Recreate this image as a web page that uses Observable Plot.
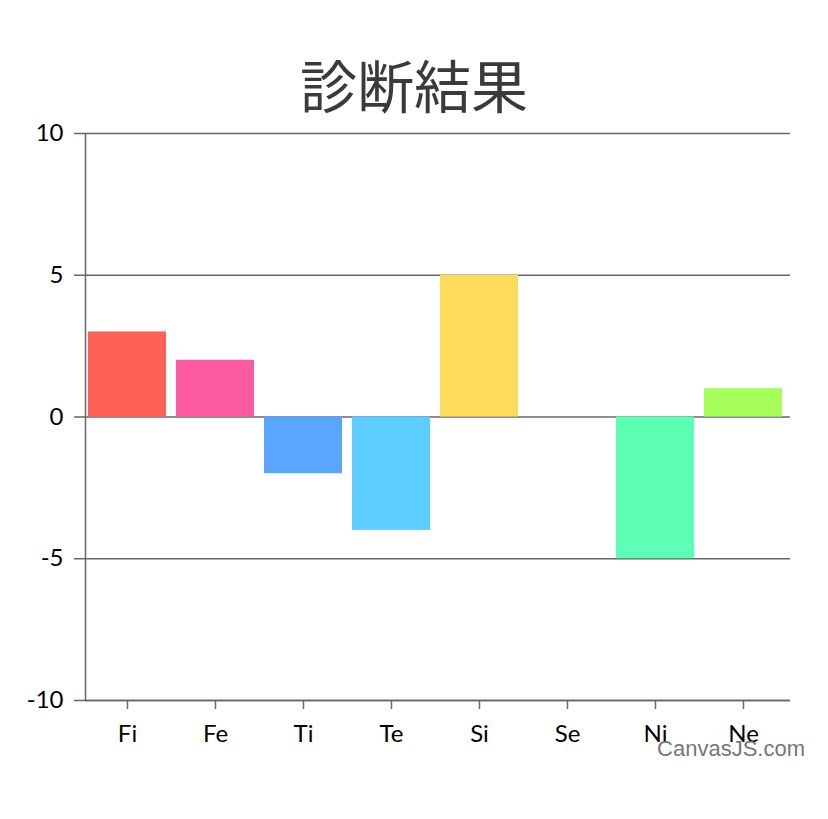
<!DOCTYPE html>
<html>
<head>
<meta charset="utf-8">
<script src="https://cdn.jsdelivr.net/npm/d3@7"></script>
<script src="https://cdn.jsdelivr.net/npm/@observablehq/plot@0.6"></script>
<style>
  html, body { margin: 0; padding: 0; background: #fff; }
  #wrap { position: relative; width: 828px; height: 819px; }
  #title { height: 118px; width: 828px; text-align: center; font-family: "Noto Sans CJK JP", sans-serif; font-size: 57px; color: #3a3a3a; line-height: 57px; box-sizing: border-box; }
  #title span { position: relative; top: 55px; }
  #credit { position: absolute; right: 23px; top: 737px; font-family: "Liberation Sans", Arial, sans-serif; font-size: 22px; color: #777; line-height: 24px; }
</style>
</head>
<body>
<div id="wrap">
  <div id="title"><span>診断結果</span></div>
  <div id="chart"></div>
  <div id="credit">CanvasJS.com</div>
</div>
<script>
const categories = ["Fi", "Fe", "Ti", "Te", "Si", "Se", "Ni", "Ne"];
const values = [3, 2, -2, -4, 5, 0, -5, 1];
const colors = ["#FF6156", "#FF5BA3", "#5AA6FF", "#5BCDFF", "#FCDC5A", "#B0B0B0", "#5DFFB4", "#A6FF58"];
const yTicks = [-10, -5, 0, 5, 10];

const data = categories.map((c, i) => ({cat: c, value: values[i], color: colors[i]}));

const chart = Plot.plot({
  width: 828,
  height: 701,
  marginLeft: 85,
  marginRight: 38,
  marginTop: 15,
  marginBottom: 119,
  style: {fontFamily: "Lato, 'Open Sans', sans-serif", fontSize: "24px", color: "#000", background: "transparent"},
  x: {domain: categories, paddingInner: 0.115, paddingOuter: 0.05, align: 0.3, label: null},
  y: {domain: [-10, 10], ticks: yTicks, label: null},
  marks: [
    Plot.gridY(yTicks, {stroke: "#666", strokeOpacity: 1, strokeWidth: 1.5}),
    Plot.barY(data, {x: "cat", y: "value", fill: "color"}),
    Plot.frame({anchor: "left", stroke: "#666", strokeWidth: 1.5}),
    Plot.axisY({ticks: yTicks, tickSize: 11, tickPadding: 11, tickFormat: d => String(d), stroke: "#666", strokeWidth: 1.5, fill: "#000", fontSize: 24, label: null}),
    Plot.axisX({tickSize: 9, tickPadding: 15, stroke: "#666", strokeWidth: 1.5, fill: "#000", fontSize: 24, label: null}),
    Plot.ruleY([-10], {stroke: "#666", strokeWidth: 1.5})
  ]
});
document.getElementById("chart").appendChild(chart);
</script>
</body>
</html>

Task:
Leave out the pictures. Transcribe only the lines above, from the first through the one that contains "const data = categories.map((c, i)".

Written response:
Recreate this image as a web page that uses Observable Plot.
<!DOCTYPE html>
<html>
<head>
<meta charset="utf-8">
<script src="https://cdn.jsdelivr.net/npm/d3@7"></script>
<script src="https://cdn.jsdelivr.net/npm/@observablehq/plot@0.6"></script>
<style>
  html, body { margin: 0; padding: 0; background: #fff; }
  #wrap { position: relative; width: 828px; height: 819px; }
  #title { height: 118px; width: 828px; text-align: center; font-family: "Noto Sans CJK JP", sans-serif; font-size: 57px; color: #3a3a3a; line-height: 57px; box-sizing: border-box; }
  #title span { position: relative; top: 55px; }
  #credit { position: absolute; right: 23px; top: 737px; font-family: "Liberation Sans", Arial, sans-serif; font-size: 22px; color: #777; line-height: 24px; }
</style>
</head>
<body>
<div id="wrap">
  <div id="title"><span>診断結果</span></div>
  <div id="chart"></div>
  <div id="credit">CanvasJS.com</div>
</div>
<script>
const categories = ["Fi", "Fe", "Ti", "Te", "Si", "Se", "Ni", "Ne"];
const values = [3, 2, -2, -4, 5, 0, -5, 1];
const colors = ["#FF6156", "#FF5BA3", "#5AA6FF", "#5BCDFF", "#FCDC5A", "#B0B0B0", "#5DFFB4", "#A6FF58"];
const yTicks = [-10, -5, 0, 5, 10];

const data = categories.map((c, i) => ({cat: c, value: values[i], color: colors[i]}));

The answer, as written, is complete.